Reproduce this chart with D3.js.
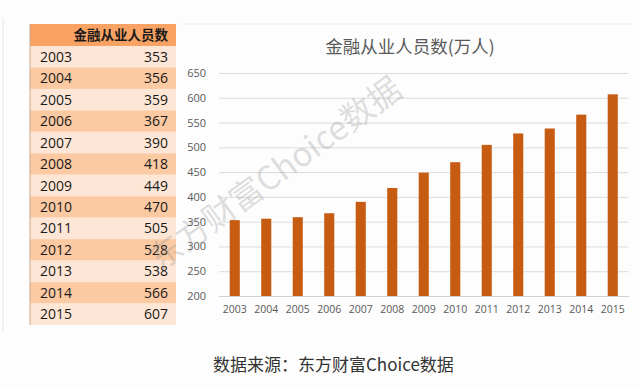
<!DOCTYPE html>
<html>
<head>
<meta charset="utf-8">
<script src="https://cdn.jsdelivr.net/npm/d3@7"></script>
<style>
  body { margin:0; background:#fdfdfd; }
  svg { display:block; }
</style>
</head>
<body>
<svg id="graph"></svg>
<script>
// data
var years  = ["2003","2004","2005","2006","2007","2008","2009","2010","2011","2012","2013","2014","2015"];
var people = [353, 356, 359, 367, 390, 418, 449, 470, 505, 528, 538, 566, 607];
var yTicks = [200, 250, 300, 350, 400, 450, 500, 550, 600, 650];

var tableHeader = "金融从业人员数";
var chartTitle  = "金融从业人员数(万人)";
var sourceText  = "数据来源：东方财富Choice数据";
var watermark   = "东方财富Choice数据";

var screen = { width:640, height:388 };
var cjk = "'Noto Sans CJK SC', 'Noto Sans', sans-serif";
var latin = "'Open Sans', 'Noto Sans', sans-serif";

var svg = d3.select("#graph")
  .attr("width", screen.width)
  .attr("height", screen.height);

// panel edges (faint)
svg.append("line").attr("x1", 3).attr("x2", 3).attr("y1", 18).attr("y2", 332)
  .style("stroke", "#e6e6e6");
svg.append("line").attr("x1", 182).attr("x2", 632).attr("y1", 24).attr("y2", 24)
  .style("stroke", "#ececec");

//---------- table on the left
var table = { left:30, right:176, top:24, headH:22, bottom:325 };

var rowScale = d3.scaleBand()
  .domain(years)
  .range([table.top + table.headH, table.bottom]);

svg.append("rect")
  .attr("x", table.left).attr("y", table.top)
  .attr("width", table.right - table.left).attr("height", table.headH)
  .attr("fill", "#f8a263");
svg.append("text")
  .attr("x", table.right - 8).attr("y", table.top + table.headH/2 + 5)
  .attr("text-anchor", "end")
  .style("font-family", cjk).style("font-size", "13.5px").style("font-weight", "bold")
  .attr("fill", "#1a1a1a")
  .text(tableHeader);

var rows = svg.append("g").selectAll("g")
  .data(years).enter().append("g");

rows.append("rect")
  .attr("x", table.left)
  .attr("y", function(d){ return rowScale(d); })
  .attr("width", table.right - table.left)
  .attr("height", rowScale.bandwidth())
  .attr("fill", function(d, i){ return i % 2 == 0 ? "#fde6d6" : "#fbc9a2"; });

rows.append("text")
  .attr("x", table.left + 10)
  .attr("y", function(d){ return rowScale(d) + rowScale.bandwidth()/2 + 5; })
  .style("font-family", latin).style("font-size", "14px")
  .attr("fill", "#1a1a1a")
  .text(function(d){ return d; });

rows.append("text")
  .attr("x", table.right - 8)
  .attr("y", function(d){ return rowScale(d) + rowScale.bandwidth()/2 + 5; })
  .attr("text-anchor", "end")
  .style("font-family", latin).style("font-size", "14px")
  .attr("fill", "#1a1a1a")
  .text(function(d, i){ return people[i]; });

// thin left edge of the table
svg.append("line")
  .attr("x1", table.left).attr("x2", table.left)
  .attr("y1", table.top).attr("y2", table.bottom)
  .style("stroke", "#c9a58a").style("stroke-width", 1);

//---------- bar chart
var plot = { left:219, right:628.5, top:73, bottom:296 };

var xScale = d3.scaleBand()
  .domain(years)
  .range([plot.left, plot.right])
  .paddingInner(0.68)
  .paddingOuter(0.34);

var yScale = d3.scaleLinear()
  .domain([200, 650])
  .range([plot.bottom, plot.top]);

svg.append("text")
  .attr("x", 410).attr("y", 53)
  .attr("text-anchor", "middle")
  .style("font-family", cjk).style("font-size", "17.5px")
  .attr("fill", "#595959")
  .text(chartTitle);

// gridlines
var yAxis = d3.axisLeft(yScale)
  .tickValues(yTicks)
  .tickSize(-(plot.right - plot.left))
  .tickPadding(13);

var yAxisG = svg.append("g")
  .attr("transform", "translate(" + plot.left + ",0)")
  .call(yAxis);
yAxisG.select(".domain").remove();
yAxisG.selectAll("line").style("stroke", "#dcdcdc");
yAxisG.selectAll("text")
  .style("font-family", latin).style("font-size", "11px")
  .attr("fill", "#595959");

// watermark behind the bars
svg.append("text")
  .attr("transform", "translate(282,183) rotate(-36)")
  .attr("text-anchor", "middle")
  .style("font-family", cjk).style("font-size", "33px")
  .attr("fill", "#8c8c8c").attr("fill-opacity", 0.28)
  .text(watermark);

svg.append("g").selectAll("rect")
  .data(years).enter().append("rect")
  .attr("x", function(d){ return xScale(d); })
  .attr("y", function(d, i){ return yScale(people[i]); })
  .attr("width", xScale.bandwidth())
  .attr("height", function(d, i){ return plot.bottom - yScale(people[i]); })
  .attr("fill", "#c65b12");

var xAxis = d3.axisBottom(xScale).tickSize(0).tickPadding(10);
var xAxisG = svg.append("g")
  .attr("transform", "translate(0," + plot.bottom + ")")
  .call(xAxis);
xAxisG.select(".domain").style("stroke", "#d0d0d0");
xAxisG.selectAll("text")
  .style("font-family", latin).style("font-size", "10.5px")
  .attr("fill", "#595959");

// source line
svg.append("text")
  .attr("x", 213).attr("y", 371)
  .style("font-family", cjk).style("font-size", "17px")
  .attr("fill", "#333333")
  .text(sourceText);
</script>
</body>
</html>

════════

**WRITTEN REQUEST**
Pictures are excluded; extract exactly the lines from the start of the data through the line that holds "top:24, headH:22, bottom:325", both ends included.

**WORKED SOLUTION**
Reproduce this chart with D3.js.
<!DOCTYPE html>
<html>
<head>
<meta charset="utf-8">
<script src="https://cdn.jsdelivr.net/npm/d3@7"></script>
<style>
  body { margin:0; background:#fdfdfd; }
  svg { display:block; }
</style>
</head>
<body>
<svg id="graph"></svg>
<script>
// data
var years  = ["2003","2004","2005","2006","2007","2008","2009","2010","2011","2012","2013","2014","2015"];
var people = [353, 356, 359, 367, 390, 418, 449, 470, 505, 528, 538, 566, 607];
var yTicks = [200, 250, 300, 350, 400, 450, 500, 550, 600, 650];

var tableHeader = "金融从业人员数";
var chartTitle  = "金融从业人员数(万人)";
var sourceText  = "数据来源：东方财富Choice数据";
var watermark   = "东方财富Choice数据";

var screen = { width:640, height:388 };
var cjk = "'Noto Sans CJK SC', 'Noto Sans', sans-serif";
var latin = "'Open Sans', 'Noto Sans', sans-serif";

var svg = d3.select("#graph")
  .attr("width", screen.width)
  .attr("height", screen.height);

// panel edges (faint)
svg.append("line").attr("x1", 3).attr("x2", 3).attr("y1", 18).attr("y2", 332)
  .style("stroke", "#e6e6e6");
svg.append("line").attr("x1", 182).attr("x2", 632).attr("y1", 24).attr("y2", 24)
  .style("stroke", "#ececec");

//---------- table on the left
var table = { left:30, right:176, top:24, headH:22, bottom:325 };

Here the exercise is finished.